* What to produce:
Write out each line of the listing as it stands, without the images.

* Collected material:
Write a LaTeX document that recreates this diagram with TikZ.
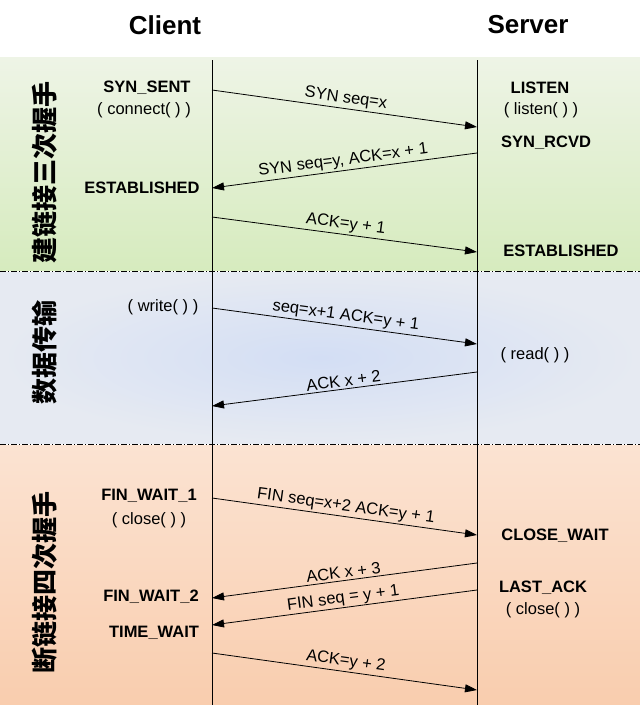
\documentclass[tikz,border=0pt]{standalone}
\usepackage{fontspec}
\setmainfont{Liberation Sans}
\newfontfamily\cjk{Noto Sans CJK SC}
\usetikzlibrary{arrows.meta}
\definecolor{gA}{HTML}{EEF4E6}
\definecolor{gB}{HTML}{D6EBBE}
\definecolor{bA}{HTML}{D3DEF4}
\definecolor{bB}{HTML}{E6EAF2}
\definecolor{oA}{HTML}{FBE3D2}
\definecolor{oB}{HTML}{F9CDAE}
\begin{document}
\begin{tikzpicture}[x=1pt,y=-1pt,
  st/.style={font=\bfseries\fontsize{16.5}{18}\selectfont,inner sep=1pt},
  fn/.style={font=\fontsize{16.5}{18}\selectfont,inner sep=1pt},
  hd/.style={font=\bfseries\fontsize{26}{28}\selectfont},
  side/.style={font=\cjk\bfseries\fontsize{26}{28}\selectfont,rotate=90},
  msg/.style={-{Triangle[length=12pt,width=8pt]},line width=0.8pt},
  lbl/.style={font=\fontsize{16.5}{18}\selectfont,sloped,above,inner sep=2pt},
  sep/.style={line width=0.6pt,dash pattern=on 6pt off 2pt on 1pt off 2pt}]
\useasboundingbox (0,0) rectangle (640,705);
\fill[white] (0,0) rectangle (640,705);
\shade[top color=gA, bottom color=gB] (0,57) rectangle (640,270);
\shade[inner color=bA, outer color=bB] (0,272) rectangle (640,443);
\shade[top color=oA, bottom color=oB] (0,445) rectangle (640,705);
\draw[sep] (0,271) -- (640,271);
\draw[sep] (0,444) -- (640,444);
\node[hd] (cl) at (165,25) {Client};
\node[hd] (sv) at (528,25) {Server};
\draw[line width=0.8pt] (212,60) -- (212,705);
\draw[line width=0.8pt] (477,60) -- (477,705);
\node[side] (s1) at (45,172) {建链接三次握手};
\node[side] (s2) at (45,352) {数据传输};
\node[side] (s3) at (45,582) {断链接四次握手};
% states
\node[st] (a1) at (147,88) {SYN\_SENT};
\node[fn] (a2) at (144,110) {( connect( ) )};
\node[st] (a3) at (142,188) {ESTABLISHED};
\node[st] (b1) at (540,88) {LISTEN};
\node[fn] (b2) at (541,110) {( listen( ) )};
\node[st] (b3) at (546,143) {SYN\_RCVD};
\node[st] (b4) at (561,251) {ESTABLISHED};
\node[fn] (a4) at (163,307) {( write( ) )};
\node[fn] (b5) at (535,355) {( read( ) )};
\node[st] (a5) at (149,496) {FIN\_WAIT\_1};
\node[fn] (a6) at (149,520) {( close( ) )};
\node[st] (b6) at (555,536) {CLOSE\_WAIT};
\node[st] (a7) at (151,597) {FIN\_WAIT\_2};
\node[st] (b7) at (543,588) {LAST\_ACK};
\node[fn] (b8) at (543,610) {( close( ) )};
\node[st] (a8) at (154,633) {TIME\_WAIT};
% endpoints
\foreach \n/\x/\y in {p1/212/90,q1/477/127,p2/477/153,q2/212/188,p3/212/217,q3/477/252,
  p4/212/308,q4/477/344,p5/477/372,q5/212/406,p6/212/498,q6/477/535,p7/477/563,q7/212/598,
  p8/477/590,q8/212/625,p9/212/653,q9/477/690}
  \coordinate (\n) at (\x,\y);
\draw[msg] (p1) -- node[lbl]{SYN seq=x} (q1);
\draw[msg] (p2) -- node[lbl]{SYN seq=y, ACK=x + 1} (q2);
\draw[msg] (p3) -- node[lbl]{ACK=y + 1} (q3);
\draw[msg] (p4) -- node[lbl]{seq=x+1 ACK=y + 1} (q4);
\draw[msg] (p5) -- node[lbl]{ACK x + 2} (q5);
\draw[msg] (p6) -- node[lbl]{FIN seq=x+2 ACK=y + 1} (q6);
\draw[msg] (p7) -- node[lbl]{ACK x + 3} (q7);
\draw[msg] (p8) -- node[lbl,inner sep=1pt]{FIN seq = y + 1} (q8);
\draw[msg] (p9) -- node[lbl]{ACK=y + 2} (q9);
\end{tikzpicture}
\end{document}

* Answer to the exercise:
Write a LaTeX document that recreates this diagram with TikZ.
\documentclass[tikz,border=0pt]{standalone}
\usepackage{fontspec}
\setmainfont{Liberation Sans}
\newfontfamily\cjk{Noto Sans CJK SC}
\usetikzlibrary{arrows.meta}
\definecolor{gA}{HTML}{EEF4E6}
\definecolor{gB}{HTML}{D6EBBE}
\definecolor{bA}{HTML}{D3DEF4}
\definecolor{bB}{HTML}{E6EAF2}
\definecolor{oA}{HTML}{FBE3D2}
\definecolor{oB}{HTML}{F9CDAE}
\begin{document}
\begin{tikzpicture}[x=1pt,y=-1pt,
  st/.style={font=\bfseries\fontsize{16.5}{18}\selectfont,inner sep=1pt},
  fn/.style={font=\fontsize{16.5}{18}\selectfont,inner sep=1pt},
  hd/.style={font=\bfseries\fontsize{26}{28}\selectfont},
  side/.style={font=\cjk\bfseries\fontsize{26}{28}\selectfont,rotate=90},
  msg/.style={-{Triangle[length=12pt,width=8pt]},line width=0.8pt},
  lbl/.style={font=\fontsize{16.5}{18}\selectfont,sloped,above,inner sep=2pt},
  sep/.style={line width=0.6pt,dash pattern=on 6pt off 2pt on 1pt off 2pt}]
\useasboundingbox (0,0) rectangle (640,705);
\fill[white] (0,0) rectangle (640,705);
\shade[top color=gA, bottom color=gB] (0,57) rectangle (640,270);
\shade[inner color=bA, outer color=bB] (0,272) rectangle (640,443);
\shade[top color=oA, bottom color=oB] (0,445) rectangle (640,705);
\draw[sep] (0,271) -- (640,271);
\draw[sep] (0,444) -- (640,444);
\node[hd] (cl) at (165,25) {Client};
\node[hd] (sv) at (528,25) {Server};
\draw[line width=0.8pt] (212,60) -- (212,705);
\draw[line width=0.8pt] (477,60) -- (477,705);
\node[side] (s1) at (45,172) {建链接三次握手};
\node[side] (s2) at (45,352) {数据传输};
\node[side] (s3) at (45,582) {断链接四次握手};
% states
\node[st] (a1) at (147,88) {SYN\_SENT};
\node[fn] (a2) at (144,110) {( connect( ) )};
\node[st] (a3) at (142,188) {ESTABLISHED};
\node[st] (b1) at (540,88) {LISTEN};
\node[fn] (b2) at (541,110) {( listen( ) )};
\node[st] (b3) at (546,143) {SYN\_RCVD};
\node[st] (b4) at (561,251) {ESTABLISHED};
\node[fn] (a4) at (163,307) {( write( ) )};
\node[fn] (b5) at (535,355) {( read( ) )};
\node[st] (a5) at (149,496) {FIN\_WAIT\_1};
\node[fn] (a6) at (149,520) {( close( ) )};
\node[st] (b6) at (555,536) {CLOSE\_WAIT};
\node[st] (a7) at (151,597) {FIN\_WAIT\_2};
\node[st] (b7) at (543,588) {LAST\_ACK};
\node[fn] (b8) at (543,610) {( close( ) )};
\node[st] (a8) at (154,633) {TIME\_WAIT};
% endpoints
\foreach \n/\x/\y in {p1/212/90,q1/477/127,p2/477/153,q2/212/188,p3/212/217,q3/477/252,
  p4/212/308,q4/477/344,p5/477/372,q5/212/406,p6/212/498,q6/477/535,p7/477/563,q7/212/598,
  p8/477/590,q8/212/625,p9/212/653,q9/477/690}
  \coordinate (\n) at (\x,\y);
\draw[msg] (p1) -- node[lbl]{SYN seq=x} (q1);
\draw[msg] (p2) -- node[lbl]{SYN seq=y, ACK=x + 1} (q2);
\draw[msg] (p3) -- node[lbl]{ACK=y + 1} (q3);
\draw[msg] (p4) -- node[lbl]{seq=x+1 ACK=y + 1} (q4);
\draw[msg] (p5) -- node[lbl]{ACK x + 2} (q5);
\draw[msg] (p6) -- node[lbl]{FIN seq=x+2 ACK=y + 1} (q6);
\draw[msg] (p7) -- node[lbl]{ACK x + 3} (q7);
\draw[msg] (p8) -- node[lbl,inner sep=1pt]{FIN seq = y + 1} (q8);
\draw[msg] (p9) -- node[lbl]{ACK=y + 2} (q9);
\end{tikzpicture}
\end{document}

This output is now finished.